Mr Al Bashir, 75, Sudan’s authoritarian ruler of 29 years, made his 1st public
appearance since he was ousted from power and detained shortly after.
He was shown by Al Arabiya television in a traditional white robe and turban as
he was led to a prosecutor’s office for questioning on charges of money
laundering and illegal possession of foreign currency.
l Gen Dagalo also deepened the rift between the military council and protest
leaders.
He suggested in a televised address that an agreement reached by the 2 sides on
a transitional legislature no longer stood, including on the composition of the
chamber.
The two sides had agreed before their negotiations collapsed after the break-up
of the sit-in that the umbrella group of political parties and trade unions
representing protesters – the Forces of Freedom and Change – would take 2/3 of
the chamber’s 300 seats.
It was to be an acknowledgment of the group’s pivotal role in 4 months of
street protests against Mr Al Bashir.
Gen Dagalo has been the most among the generals in his stance towards the
protest leaders, questioning the extent of their representation and calling
them foreign agents.
He has been keen to counter the weight of the mostly liberal and secular
leaders. In a televised address on Saturday, he spoke of plots hatched against
Sudan, attempts to sow sedition in the country and foreign envoys in Sudan to
destroy it.
The Rapid Support Forces, a paramilitary force whose origins are in a tribal
militia in the western Darfur region, are widely blamed by activists and
witnesses for the killing of scores of protesters in the raid on the camp and
in the crackdown that followed.
A doctors’ group associated with the protest movement said more than 100 people
were killed, including 40 whose bodies were thrown into the Nile before members
of the forces retrieved them and took them to an unknown destination.
Authorities say only 61 were killed and the Transitional Military Council
ordered an investigation into the violence.
The generals said an unspecified number of arrests were made, but gave no
detail.
A spokesman for the military council said yesterday that it did not order the
dispersal of the sit-in and that the intention was to purge an outlying part of
the sit-in area called Colombia.
But they said the deaths occurred as a result of field commanders not sticking
to the plan.
Brig Abderrahim Badreddine, spokesman for the investigative committee, said
initial findings showed “officers and soldiers of different ranks from regular
forces entered the sit-in without any orders from their superiors”.
“They were not part of the troops who were ordered to clean Colombia,” Brig
Badreddine told state television.
The US assistant secretary of state for Africa said survivors of the violence
told him stories about the raid on the encampment.

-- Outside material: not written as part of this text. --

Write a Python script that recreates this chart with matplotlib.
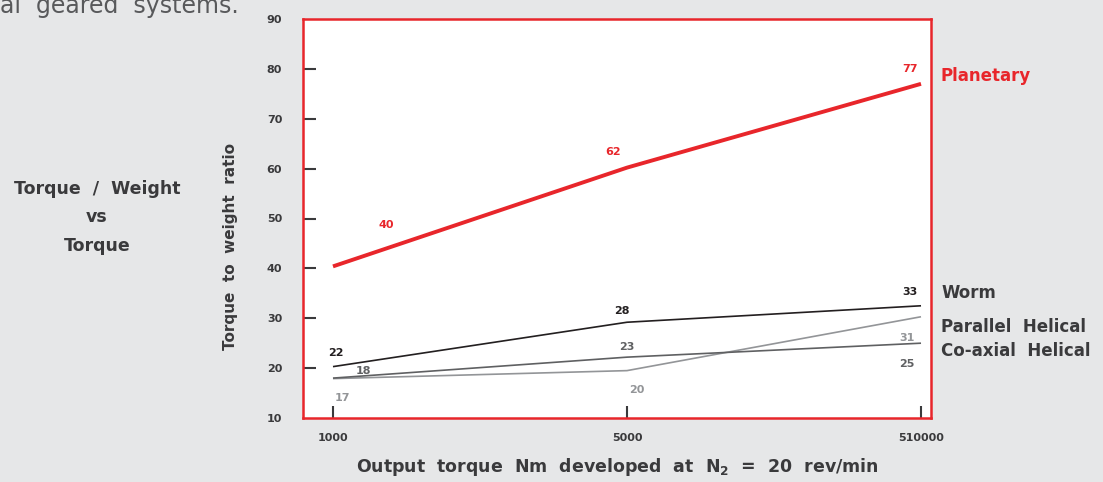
import matplotlib
matplotlib.use("Agg")
import matplotlib.pyplot as plt

plt.rcParams['font.family'] = ['DejaVu Sans']
plt.rcParams['mathtext.fontset'] = 'dejavusans'

categories = ["1000", "5000", "510000"]
series_names = ["Planetary", "Worm", "Parallel Helical", "Co-axial Helical"]
planetary = [40.4, 60.2, 77.0]
worm = [20.3, 29.2, 32.5]
parallel_helical = [17.9, 19.5, 30.3]
coaxial_helical = [18.0, 22.2, 25.0]
planetary_labels = ["40", "62", "77"]
worm_labels = ["22", "28", "33"]
parallel_labels = ["17", "20", "31"]
coaxial_labels = ["18", "23", "25"]
yticks = [10, 20, 30, 40, 50, 60, 70, 80, 90]

RED = "#e8262b"
DARK = "#3a3a3c"
BG = "#e6e7e8"

fig = plt.figure(figsize=(11.03, 4.82), dpi=100, facecolor=BG)
ax = fig.add_axes([303/1103, 1-418/482, (931-303)/1103, (418-19)/482])
ax.set_facecolor("white")
for s in ax.spines.values():
    s.set_color(RED)
    s.set_linewidth(1.8)

x = list(range(len(categories)))
series = [
    (planetary, planetary_labels, RED, 2.8, [(38, 30), (-10, 11), (-8, 11)]),
    (worm, worm_labels, "#231f20", 1.2, [(2, 10), (-4, 8), (-8, 10)]),
    (parallel_helical, parallel_labels, "#939598", 1.2, [(7, -14), (7, -14), (-10, -15)]),
    (coaxial_helical, coaxial_labels, "#5f6062", 1.2, [(22, 5), (0, 7), (-10, -15)]),
]
for vals, labs, col, lw, offs in series:
    ax.plot(x, vals, color=col, lw=lw, solid_capstyle='butt')
    for xi, v, lab, off in zip(x, vals, labs, offs):
        ax.annotate(lab, (xi, v), xytext=off, textcoords='offset points',
                    ha='center', va='center', fontsize=8, fontweight='bold',
                    color=col)

ax.set_xlim(-0.102, 2.034)
ax.set_ylim(10, 90)
ax.set_xticks(x)
ax.set_xticklabels(categories)
ax.set_yticks(yticks)
ax.set_yticklabels([str(t) for t in yticks])
ax.tick_params(axis='y', direction='in', length=9, width=1.5, color=DARK,
               pad=15, labelsize=8, labelcolor=DARK)
ax.tick_params(axis='x', direction='in', length=9, width=1.5, color=DARK,
               pad=11, labelsize=8, labelcolor=DARK)
for lab in ax.get_xticklabels() + ax.get_yticklabels():
    lab.set_fontweight('bold')
for t in (ax.yaxis.get_major_ticks()[0], ax.yaxis.get_major_ticks()[-1]):
    t.tick1line.set_visible(False)

fig.text(231/1103, 1-247/482, "Torque  to  weight  ratio", fontsize=11,
         fontweight='bold', color=DARK, rotation=90, ha='center', va='center')
ax.set_xlabel(r"Output  torque  Nm  developed  at  N$_\mathbf{2}$  =  20  rev/min",
              fontsize=12.5, fontweight='bold', color=DARK, labelpad=9)

name_y = {"Planetary": 76, "Worm": 293, "Parallel Helical": 327, "Co-axial Helical": 351}
name_col = {"Planetary": RED}
for n in series_names:
    fig.text(941/1103, 1-name_y[n]/482, n.replace(" ", "  "), fontsize=12,
             fontweight='bold', color=name_col.get(n, DARK), va='center', ha='left')

for txt, yy in [("Torque  /  Weight", 189), ("vs", 217), ("Torque", 246)]:
    fig.text(97/1103, 1-yy/482, txt, fontsize=12.5, fontweight='bold', color=DARK,
             ha='center', va='center')

fig.text(0.0, 1-13/482, "al  geared  systems.", fontsize=17, color="#58595b",
         ha='left', va='baseline')

fig.savefig("out.png", dpi=100, facecolor=BG)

He spoke of “murder, rape and pillaging” during the crackdown and called for an
independent and credible investigation.
Gen Dagalo’s assertion yesterday that capital punishment awaited anyone found
responsible for the violence appeared to be a response to growing calls for an
international investigation, something that the generals have already rejected.

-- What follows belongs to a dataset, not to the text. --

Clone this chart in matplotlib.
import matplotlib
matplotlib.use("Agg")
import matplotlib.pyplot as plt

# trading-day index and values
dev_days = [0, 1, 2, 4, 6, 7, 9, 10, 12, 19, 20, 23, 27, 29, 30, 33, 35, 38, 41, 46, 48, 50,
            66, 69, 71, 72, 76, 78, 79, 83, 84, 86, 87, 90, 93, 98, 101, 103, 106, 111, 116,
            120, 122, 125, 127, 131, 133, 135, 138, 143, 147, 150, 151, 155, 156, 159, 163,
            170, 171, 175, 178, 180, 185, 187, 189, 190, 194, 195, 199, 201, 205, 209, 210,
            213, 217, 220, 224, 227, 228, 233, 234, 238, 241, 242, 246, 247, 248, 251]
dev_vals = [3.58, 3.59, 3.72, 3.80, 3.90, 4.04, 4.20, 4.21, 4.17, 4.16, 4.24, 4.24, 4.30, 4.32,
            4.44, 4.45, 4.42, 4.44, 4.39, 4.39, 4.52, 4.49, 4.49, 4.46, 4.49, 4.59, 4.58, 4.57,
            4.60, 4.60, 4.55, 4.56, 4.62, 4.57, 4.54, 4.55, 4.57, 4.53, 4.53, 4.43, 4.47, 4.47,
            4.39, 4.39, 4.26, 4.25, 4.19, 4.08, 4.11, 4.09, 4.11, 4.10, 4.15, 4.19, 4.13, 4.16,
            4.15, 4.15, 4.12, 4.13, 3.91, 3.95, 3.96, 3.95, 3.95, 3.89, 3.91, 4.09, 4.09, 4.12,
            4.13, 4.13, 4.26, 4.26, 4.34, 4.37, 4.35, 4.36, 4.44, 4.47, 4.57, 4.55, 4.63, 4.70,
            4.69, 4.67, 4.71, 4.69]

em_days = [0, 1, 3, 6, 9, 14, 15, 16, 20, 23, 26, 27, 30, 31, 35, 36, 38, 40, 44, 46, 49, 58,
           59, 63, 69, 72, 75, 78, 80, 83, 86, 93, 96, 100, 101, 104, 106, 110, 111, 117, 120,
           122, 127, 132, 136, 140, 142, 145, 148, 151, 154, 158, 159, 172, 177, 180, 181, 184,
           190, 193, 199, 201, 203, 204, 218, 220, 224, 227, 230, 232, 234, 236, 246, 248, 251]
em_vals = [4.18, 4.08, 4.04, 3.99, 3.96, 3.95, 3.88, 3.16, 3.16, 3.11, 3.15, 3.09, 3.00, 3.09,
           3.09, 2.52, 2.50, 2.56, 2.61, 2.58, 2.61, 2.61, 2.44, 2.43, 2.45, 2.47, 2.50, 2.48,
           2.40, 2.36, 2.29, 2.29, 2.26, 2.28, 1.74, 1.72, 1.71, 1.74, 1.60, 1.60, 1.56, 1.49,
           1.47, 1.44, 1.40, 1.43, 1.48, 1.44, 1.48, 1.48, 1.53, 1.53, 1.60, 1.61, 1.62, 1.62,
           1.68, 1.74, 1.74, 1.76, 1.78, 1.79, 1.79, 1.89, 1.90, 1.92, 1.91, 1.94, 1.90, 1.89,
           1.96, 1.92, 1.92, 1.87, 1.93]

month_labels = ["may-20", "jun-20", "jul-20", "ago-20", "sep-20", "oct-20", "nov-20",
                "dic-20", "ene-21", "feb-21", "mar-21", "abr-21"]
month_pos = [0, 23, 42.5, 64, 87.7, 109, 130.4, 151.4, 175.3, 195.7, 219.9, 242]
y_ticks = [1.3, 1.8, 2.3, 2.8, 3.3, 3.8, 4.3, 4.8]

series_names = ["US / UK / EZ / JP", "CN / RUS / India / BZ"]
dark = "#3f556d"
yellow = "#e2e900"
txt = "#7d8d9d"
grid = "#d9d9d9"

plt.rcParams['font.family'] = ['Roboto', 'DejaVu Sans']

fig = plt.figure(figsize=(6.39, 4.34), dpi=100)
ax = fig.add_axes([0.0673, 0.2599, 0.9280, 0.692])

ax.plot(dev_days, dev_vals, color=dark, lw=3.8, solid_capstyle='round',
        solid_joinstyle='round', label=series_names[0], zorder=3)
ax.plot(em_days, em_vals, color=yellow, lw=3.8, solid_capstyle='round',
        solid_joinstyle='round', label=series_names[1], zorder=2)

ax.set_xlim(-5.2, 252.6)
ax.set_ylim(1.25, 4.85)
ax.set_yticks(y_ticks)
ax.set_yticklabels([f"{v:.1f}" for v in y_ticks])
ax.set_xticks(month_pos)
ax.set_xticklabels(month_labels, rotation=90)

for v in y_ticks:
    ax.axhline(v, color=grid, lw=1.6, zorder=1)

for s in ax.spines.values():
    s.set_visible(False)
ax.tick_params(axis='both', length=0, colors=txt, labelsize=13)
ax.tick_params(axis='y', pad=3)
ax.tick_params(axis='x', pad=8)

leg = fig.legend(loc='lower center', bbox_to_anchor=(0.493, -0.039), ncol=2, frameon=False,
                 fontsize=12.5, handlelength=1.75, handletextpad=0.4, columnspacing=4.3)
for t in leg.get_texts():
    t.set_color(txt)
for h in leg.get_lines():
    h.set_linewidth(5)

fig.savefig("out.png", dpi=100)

The Rapid Support Forces fought rebels in Darfur in the 2000s on behalf of Mr
Al Bashir’s government. Its members have been blamed for a range of war crimes
as it suppressed the rebellion.
Mr Al Bashir has been indicted by the International Criminal Court for crimes
against humanity and genocide during the Darfur conflict.
Before the June 3 violence, negotiations between the protest leaders and the
military council foundered over the composition and leadership of a proposed
council to operate as a collective head of state.
Both wanted leadership and majority of the interim council.